手取りの割合を増やすという点でいえば、賃貸より持ち家の方が高くなりそうです。持ち家の人の多くは住宅ローンを組むため、住宅ローン減税が適用できて税負担が減り手取りが増えます。一方で、持ち家の場合は固定資産税や住宅の維持費など賃貸の時よりも負担すべきものが増えるため、必ずしも持ち家世帯の方が「コスパがいい」とはいえません。
ただこういった発想で、自身が最も効率的で満足度の高い生き方ができるのかどうかを模索することは大切だと思います。

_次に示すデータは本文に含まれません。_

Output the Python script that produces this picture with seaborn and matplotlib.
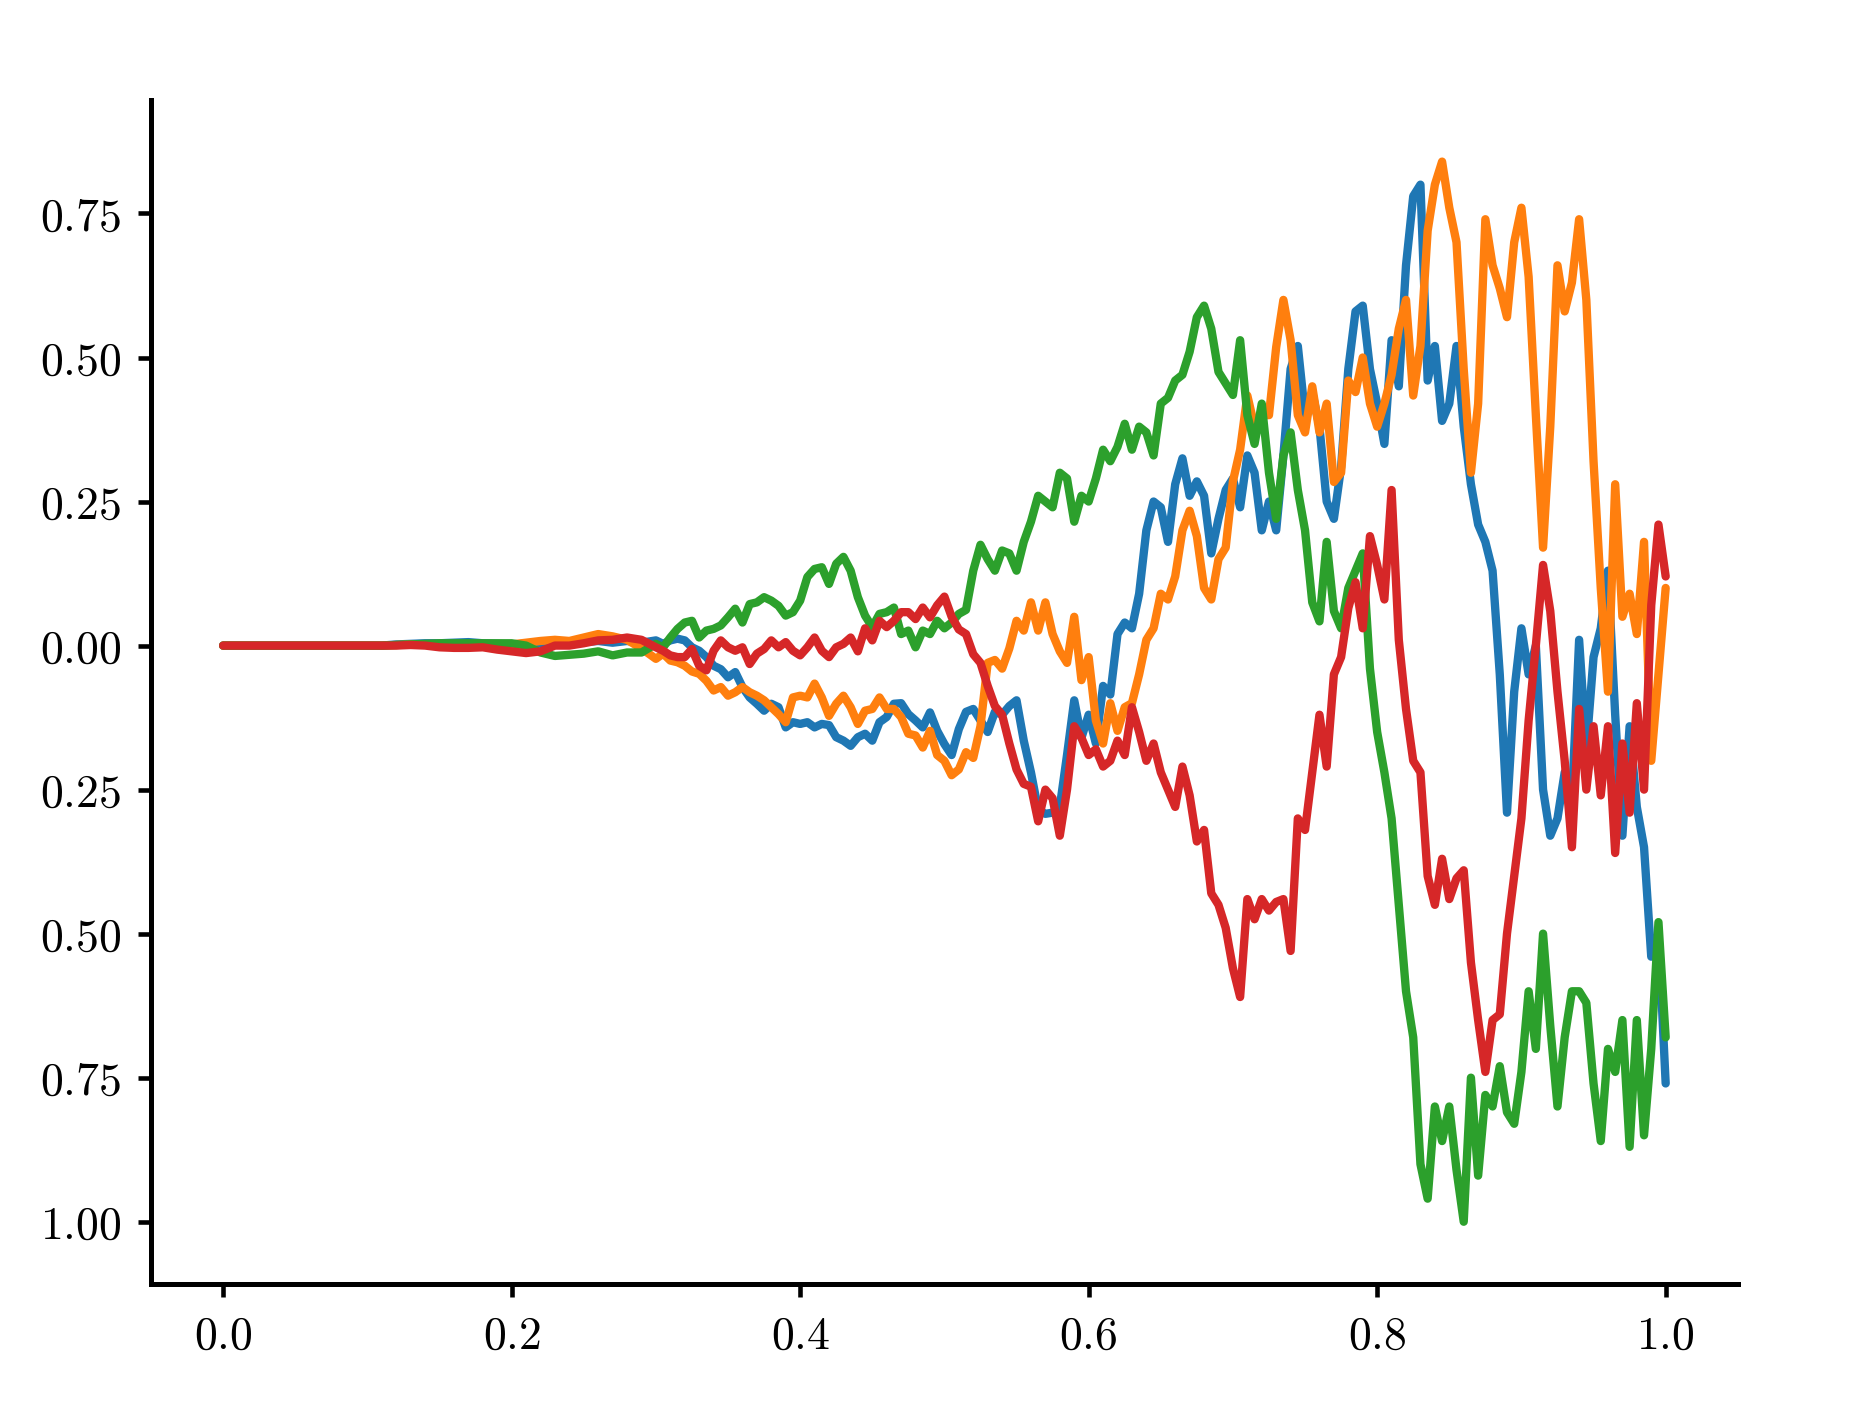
import numpy as np
import pandas as pd
import matplotlib
matplotlib.use("Agg")
import matplotlib.pyplot as plt
import seaborn as sns

# time grid: 0.01 steps up to 0.29, 0.005 steps from 0.30 where the paths get rough
t = np.concatenate([np.linspace(0, 0.29, 30), np.linspace(0.30, 1.0, 141)])

path_blue = [
    0, 0, 0, 0, 0, 0, 0, 0, 0, 0, 0,
    0.000, 0.002, 0.003, 0.004, 0.004, 0.005, 0.006, 0.004, 0.003, 0.002,
    0.003, 0.004, 0.005, 0.005, 0.006, 0.008, 0.005, 0.008, 0.005,
    # 0.30 - 0.50
    0.009, 0.003, 0.009, 0.012, 0.009, -0.003, -0.009, -0.020, -0.035, -0.041,
    -0.055, -0.046, -0.072, -0.090, -0.101, -0.113, -0.101, -0.107, -0.142, -0.133,
    -0.136, -0.133, -0.142, -0.136, -0.138, -0.159, -0.165, -0.174, -0.159, -0.153,
    -0.165, -0.133, -0.124, -0.101, -0.100, -0.119, -0.130, -0.142, -0.116, -0.148,
    -0.171,
    # 0.505 - 1.0
    -0.190, -0.145, -0.115, -0.110, -0.130, -0.150, -0.115, -0.120, -0.105, -0.095,
    -0.165, -0.220, -0.285, -0.292, -0.290, -0.280, -0.190, -0.095, -0.160, -0.120,
    -0.170, -0.070, -0.085, 0.020, 0.040, 0.030, 0.090, 0.200, 0.250, 0.240,
    0.180, 0.280, 0.325, 0.260, 0.285, 0.260, 0.160, 0.220, 0.270, 0.290,
    0.240, 0.330, 0.300, 0.200, 0.250, 0.200, 0.330, 0.480, 0.520, 0.400,
    0.440, 0.380, 0.250, 0.220, 0.310, 0.480, 0.580, 0.590, 0.480, 0.420,
    0.350, 0.530, 0.450, 0.660, 0.780, 0.800, 0.460, 0.520, 0.390, 0.420,
    0.520, 0.380, 0.280, 0.210, 0.180, 0.130, -0.050, -0.290, -0.080, 0.030,
    -0.050, 0.000, -0.250, -0.330, -0.300, -0.220, -0.270, 0.010, -0.180, -0.020,
    0.030, 0.130, -0.120, -0.330, -0.140, -0.280, -0.350, -0.540, -0.500, -0.760,
]

path_orange = [
    0, 0, 0, 0, 0, 0, 0, 0, 0, 0, 0,
    0.000, 0.001, 0.002, 0.002, 0.001, 0.000, -0.001, 0.000, 0.001, 0.002,
    0.005, 0.008, 0.010, 0.008, 0.014, 0.020, 0.016, 0.010, -0.005,
    # 0.30 - 0.50
    -0.023, -0.014, -0.026, -0.029, -0.035, -0.045, -0.049, -0.061, -0.078, -0.072,
    -0.087, -0.081, -0.072, -0.081, -0.087, -0.095, -0.107, -0.119, -0.133, -0.090,
    -0.087, -0.090, -0.066, -0.090, -0.122, -0.101, -0.087, -0.107, -0.136, -0.113,
    -0.110, -0.090, -0.110, -0.110, -0.124, -0.153, -0.156, -0.177, -0.148, -0.190,
    -0.200,
    # 0.505 - 1.0
    -0.225, -0.215, -0.185, -0.195, -0.140, -0.030, -0.025, -0.040, -0.005, 0.043,
    0.026, 0.075, 0.026, 0.075, 0.020, -0.010, -0.030, 0.050, -0.060, -0.020,
    -0.130, -0.170, -0.100, -0.148, -0.107, -0.100, -0.050, 0.010, 0.030, 0.090,
    0.080, 0.120, 0.200, 0.234, 0.190, 0.100, 0.080, 0.150, 0.170, 0.285,
    0.340, 0.434, 0.380, 0.400, 0.400, 0.518, 0.600, 0.530, 0.400, 0.370,
    0.450, 0.370, 0.420, 0.284, 0.300, 0.460, 0.440, 0.500, 0.420, 0.380,
    0.420, 0.470, 0.550, 0.600, 0.434, 0.520, 0.720, 0.800, 0.840, 0.760,
    0.700, 0.480, 0.300, 0.420, 0.740, 0.660, 0.620, 0.570, 0.700, 0.760,
    0.640, 0.400, 0.170, 0.380, 0.660, 0.580, 0.630, 0.740, 0.600, 0.320,
    0.100, -0.080, 0.280, 0.050, 0.090, 0.020, 0.180, -0.200, -0.050, 0.100,
]

path_green = [
    0, 0, 0, 0, 0, 0, 0, 0, 0, 0, 0,
    0.000, 0.001, 0.002, 0.003, 0.004, 0.004, 0.004, 0.004, 0.004, 0.004,
    0.000, -0.012, -0.018, -0.016, -0.014, -0.010, -0.017, -0.012, -0.012,
    # 0.30 - 0.50
    0.003, -0.003, 0.014, 0.029, 0.040, 0.043, 0.014, 0.026, 0.029, 0.035,
    0.049, 0.064, 0.040, 0.072, 0.075, 0.084, 0.078, 0.069, 0.052, 0.058,
    0.078, 0.119, 0.133, 0.136, 0.107, 0.142, 0.154, 0.130, 0.084, 0.052,
    0.032, 0.055, 0.058, 0.066, 0.020, 0.026, -0.003, 0.026, 0.020, 0.043,
    0.030,
    # 0.505 - 1.0
    0.040, 0.055, 0.062, 0.130, 0.175, 0.150, 0.130, 0.165, 0.160, 0.130,
    0.180, 0.215, 0.260, 0.250, 0.240, 0.300, 0.290, 0.215, 0.260, 0.250,
    0.290, 0.340, 0.320, 0.345, 0.385, 0.340, 0.380, 0.370, 0.330, 0.420,
    0.430, 0.460, 0.470, 0.510, 0.570, 0.590, 0.550, 0.475, 0.455, 0.435,
    0.530, 0.400, 0.350, 0.420, 0.300, 0.220, 0.330, 0.370, 0.270, 0.200,
    0.075, 0.042, 0.180, 0.060, 0.030, 0.100, 0.130, 0.160, -0.040, -0.150,
    -0.220, -0.300, -0.450, -0.600, -0.680, -0.900, -0.960, -0.800, -0.860, -0.800,
    -0.910, -1.000, -0.750, -0.920, -0.780, -0.800, -0.730, -0.810, -0.830, -0.740,
    -0.600, -0.700, -0.500, -0.660, -0.800, -0.680, -0.600, -0.600, -0.620, -0.760,
    -0.860, -0.700, -0.740, -0.650, -0.870, -0.650, -0.850, -0.700, -0.480, -0.680,
]

path_red = [
    0, 0, 0, 0, 0, 0, 0, 0, 0, 0, 0, 0, 0,
    0.001, 0.000, -0.003, -0.004, -0.004, -0.003, -0.007, -0.010,
    -0.013, -0.010, 0.000, 0.000, 0.004, 0.009, 0.010, 0.014, 0.010,
    # 0.30 - 0.50
    -0.003, -0.009, -0.017, -0.020, -0.020, -0.006, -0.035, -0.043, -0.009, 0.009,
    -0.003, -0.009, -0.003, -0.032, -0.014, -0.006, 0.009, -0.003, 0.006, -0.009,
    -0.017, -0.003, 0.014, -0.009, -0.020, -0.003, 0.003, 0.014, -0.010, 0.030,
    0.009, 0.043, 0.032, 0.043, 0.058, 0.058, 0.046, 0.066, 0.049, 0.070,
    0.085,
    # 0.505 - 1.0
    0.050, 0.028, 0.020, -0.015, -0.030, -0.070, -0.105, -0.120, -0.170, -0.215,
    -0.240, -0.245, -0.305, -0.250, -0.265, -0.330, -0.250, -0.140, -0.160, -0.190,
    -0.180, -0.210, -0.200, -0.165, -0.190, -0.107, -0.150, -0.200, -0.170, -0.220,
    -0.250, -0.280, -0.210, -0.260, -0.340, -0.320, -0.430, -0.450, -0.490, -0.560,
    -0.610, -0.440, -0.475, -0.440, -0.460, -0.445, -0.440, -0.530, -0.300, -0.320,
    -0.220, -0.120, -0.210, -0.050, -0.020, 0.065, 0.110, 0.030, 0.190, 0.140,
    0.080, 0.270, 0.010, -0.110, -0.200, -0.220, -0.400, -0.450, -0.370, -0.440,
    -0.404, -0.390, -0.550, -0.650, -0.740, -0.650, -0.640, -0.500, -0.400, -0.300,
    -0.130, 0.000, 0.140, 0.060, -0.080, -0.200, -0.350, -0.110, -0.250, -0.140,
    -0.260, -0.140, -0.360, -0.170, -0.290, -0.100, -0.250, 0.070, 0.210, 0.120,
]

path_names = ["path 1", "path 2", "path 3", "path 4"]
path_colors = ["#1f77b4", "#ff7f0e", "#2ca02c", "#d62728"]

xticks = [0.0, 0.2, 0.4, 0.6, 0.8, 1.0]
xtick_labels = ["0.0", "0.2", "0.4", "0.6", "0.8", "1.0"]
yticks = [-1.0, -0.75, -0.5, -0.25, 0.0, 0.25, 0.5, 0.75]
# the reference prints the negative ticks without their minus sign
ytick_labels = ["1.00", "0.75", "0.50", "0.25", "0.00", "0.25", "0.50", "0.75"]

paths = [path_blue, path_orange, path_green, path_red]
df = pd.concat(
    [pd.DataFrame({"t": t, "value": vals, "path": name})
     for name, vals in zip(path_names, paths)],
    ignore_index=True,
)

sns.set_style("ticks")
plt.rcParams["mathtext.fontset"] = "cm"
plt.rcParams["axes.edgecolor"] = "black"
plt.rcParams["xtick.color"] = "black"
plt.rcParams["ytick.color"] = "black"
plt.rcParams["text.color"] = "black"

fig = plt.figure(figsize=(1869 / 300, 1410 / 300), dpi=300)
ax = fig.add_axes([0.0808, 0.0894, 0.849, 0.8397])

sns.lineplot(data=df, x="t", y="value", hue="path", palette=path_colors,
             linewidth=2.0, errorbar=None, legend=False, ax=ax)

ax.set_xlim(-0.05, 1.05)
ax.set_ylim(-1.108, 0.947)
ax.set_xticks(xticks)
ax.set_xticklabels([f"${s}$" for s in xtick_labels])
ax.set_yticks(yticks)
ax.set_yticklabels([f"${s}$" for s in ytick_labels])
ax.set_xlabel("")
ax.set_ylabel("")
ax.tick_params(axis="both", labelsize=11, length=3.1, width=1.1, pad=4)
for side in ["left", "bottom"]:
    ax.spines[side].set_linewidth(1.2)
sns.despine(ax=ax)

fig.savefig("out.png", dpi=300)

また子供が私立高校に進学する場合は、就学支援金制度があります。公立高校と私立高校の学費の差を補填してくれる制度ですが、この私立高校の加算分をもらうには世帯年収が590万円以下といった目安があります。子供の人数などで目安が変わりますが、つい働き過ぎてこの基準を上回ってしまうと「あまり残業しない方が良かった」など、まさに「コスパが悪い」働き方になりかねません。こうした点も注意してください。
なお、節税で最も期待できるのはiDeCoへの加入です。掛金の全額が所得控除となり老後の資金準備ができます。可能であれば夫婦それぞれiDeCoの掛金上限額まで加入するのがコスパを上げる方法の1つとなりそうです。